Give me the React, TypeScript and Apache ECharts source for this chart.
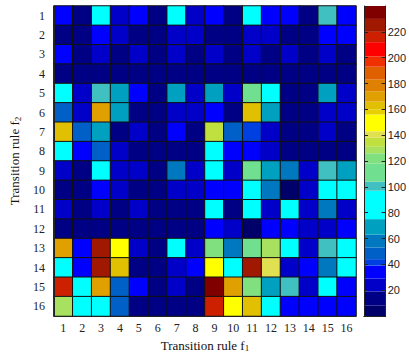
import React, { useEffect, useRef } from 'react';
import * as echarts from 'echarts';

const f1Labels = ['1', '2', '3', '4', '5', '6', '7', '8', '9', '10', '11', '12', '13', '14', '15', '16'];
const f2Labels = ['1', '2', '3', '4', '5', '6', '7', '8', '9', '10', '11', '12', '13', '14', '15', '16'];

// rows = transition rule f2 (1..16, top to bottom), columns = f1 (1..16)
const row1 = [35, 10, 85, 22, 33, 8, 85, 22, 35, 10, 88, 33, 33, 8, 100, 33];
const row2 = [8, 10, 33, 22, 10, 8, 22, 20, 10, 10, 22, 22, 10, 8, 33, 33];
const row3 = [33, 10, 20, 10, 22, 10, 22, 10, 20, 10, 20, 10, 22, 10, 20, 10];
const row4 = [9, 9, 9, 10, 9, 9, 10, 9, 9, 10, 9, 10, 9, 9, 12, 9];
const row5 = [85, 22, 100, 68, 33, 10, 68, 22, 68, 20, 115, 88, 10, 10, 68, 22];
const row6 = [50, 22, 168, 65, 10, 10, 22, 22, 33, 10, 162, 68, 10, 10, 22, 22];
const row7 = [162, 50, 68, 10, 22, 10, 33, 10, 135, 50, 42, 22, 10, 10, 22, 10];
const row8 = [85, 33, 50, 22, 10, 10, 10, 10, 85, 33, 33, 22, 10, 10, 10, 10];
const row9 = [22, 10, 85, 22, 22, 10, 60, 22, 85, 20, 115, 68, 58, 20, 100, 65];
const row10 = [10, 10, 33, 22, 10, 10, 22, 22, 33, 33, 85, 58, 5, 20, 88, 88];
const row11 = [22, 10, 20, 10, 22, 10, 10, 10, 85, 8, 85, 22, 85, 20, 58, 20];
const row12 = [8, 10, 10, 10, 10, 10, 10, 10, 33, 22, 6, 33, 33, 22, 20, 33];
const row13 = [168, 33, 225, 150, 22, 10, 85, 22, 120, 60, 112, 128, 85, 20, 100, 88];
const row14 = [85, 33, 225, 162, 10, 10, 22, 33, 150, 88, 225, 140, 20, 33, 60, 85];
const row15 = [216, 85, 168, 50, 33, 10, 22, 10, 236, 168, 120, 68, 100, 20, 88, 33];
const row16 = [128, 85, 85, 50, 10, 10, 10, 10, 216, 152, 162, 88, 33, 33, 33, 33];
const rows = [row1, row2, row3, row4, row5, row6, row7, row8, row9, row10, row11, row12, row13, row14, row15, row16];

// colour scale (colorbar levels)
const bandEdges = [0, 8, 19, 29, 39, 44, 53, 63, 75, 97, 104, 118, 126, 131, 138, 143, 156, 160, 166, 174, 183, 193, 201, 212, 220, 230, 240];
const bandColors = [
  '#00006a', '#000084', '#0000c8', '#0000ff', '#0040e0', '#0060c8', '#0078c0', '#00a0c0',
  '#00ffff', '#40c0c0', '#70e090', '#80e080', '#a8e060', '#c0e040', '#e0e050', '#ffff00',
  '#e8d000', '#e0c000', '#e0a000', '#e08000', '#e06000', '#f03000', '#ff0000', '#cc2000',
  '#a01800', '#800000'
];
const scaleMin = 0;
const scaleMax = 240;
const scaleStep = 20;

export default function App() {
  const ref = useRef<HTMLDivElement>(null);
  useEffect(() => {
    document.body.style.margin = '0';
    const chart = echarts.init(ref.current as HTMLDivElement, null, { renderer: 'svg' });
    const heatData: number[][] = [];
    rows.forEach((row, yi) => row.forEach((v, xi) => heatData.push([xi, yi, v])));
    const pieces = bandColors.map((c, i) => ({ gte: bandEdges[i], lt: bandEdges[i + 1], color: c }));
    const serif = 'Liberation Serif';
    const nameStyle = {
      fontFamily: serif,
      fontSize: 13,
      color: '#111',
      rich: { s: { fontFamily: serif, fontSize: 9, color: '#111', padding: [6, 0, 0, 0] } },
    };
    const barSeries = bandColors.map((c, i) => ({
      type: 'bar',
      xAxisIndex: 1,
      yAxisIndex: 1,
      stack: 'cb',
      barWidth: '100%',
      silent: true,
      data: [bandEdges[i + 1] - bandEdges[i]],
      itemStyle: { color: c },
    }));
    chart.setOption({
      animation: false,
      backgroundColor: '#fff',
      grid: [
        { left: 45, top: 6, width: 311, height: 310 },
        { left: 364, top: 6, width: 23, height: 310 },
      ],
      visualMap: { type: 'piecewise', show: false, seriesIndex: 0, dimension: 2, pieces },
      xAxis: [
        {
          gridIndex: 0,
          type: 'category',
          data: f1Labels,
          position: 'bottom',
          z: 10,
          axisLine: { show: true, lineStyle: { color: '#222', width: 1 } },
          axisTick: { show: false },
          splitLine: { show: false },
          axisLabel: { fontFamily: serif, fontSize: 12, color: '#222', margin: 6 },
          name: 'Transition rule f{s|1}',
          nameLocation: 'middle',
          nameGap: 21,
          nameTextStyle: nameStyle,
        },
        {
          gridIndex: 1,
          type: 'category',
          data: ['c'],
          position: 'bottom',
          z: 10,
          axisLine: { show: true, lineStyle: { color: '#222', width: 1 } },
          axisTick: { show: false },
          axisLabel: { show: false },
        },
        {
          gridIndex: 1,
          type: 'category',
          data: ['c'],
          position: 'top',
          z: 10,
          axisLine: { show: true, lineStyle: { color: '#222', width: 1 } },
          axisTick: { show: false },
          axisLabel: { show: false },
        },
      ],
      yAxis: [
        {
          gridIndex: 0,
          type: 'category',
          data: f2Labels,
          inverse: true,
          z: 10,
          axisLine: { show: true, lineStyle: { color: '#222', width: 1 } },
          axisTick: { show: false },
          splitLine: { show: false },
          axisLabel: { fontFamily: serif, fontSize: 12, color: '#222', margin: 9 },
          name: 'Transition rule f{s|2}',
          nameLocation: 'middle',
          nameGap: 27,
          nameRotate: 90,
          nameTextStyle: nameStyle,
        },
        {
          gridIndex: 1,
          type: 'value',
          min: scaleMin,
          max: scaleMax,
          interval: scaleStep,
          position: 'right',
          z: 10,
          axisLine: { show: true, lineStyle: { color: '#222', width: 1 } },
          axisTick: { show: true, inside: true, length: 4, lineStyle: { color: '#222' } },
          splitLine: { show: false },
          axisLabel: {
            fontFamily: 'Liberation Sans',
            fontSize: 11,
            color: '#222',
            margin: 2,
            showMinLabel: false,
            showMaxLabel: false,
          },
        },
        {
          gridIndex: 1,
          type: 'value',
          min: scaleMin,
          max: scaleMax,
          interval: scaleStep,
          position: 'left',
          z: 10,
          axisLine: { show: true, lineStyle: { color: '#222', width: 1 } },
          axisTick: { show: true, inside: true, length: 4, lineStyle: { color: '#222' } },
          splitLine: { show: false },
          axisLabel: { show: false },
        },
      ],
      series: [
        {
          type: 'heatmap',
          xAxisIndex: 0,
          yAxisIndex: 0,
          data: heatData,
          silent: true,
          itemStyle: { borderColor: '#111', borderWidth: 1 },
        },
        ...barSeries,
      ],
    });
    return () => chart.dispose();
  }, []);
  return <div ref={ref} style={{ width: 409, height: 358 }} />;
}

• [JOB]: Repeat only what lies between the start of the data and the end of the line containing "import * as echarts from 'echarts';", exactly, with pictures left out.

• [TASK OUTPUT]:
Give me the React, TypeScript and Apache ECharts source for this chart.
import React, { useEffect, useRef } from 'react';
import * as echarts from 'echarts';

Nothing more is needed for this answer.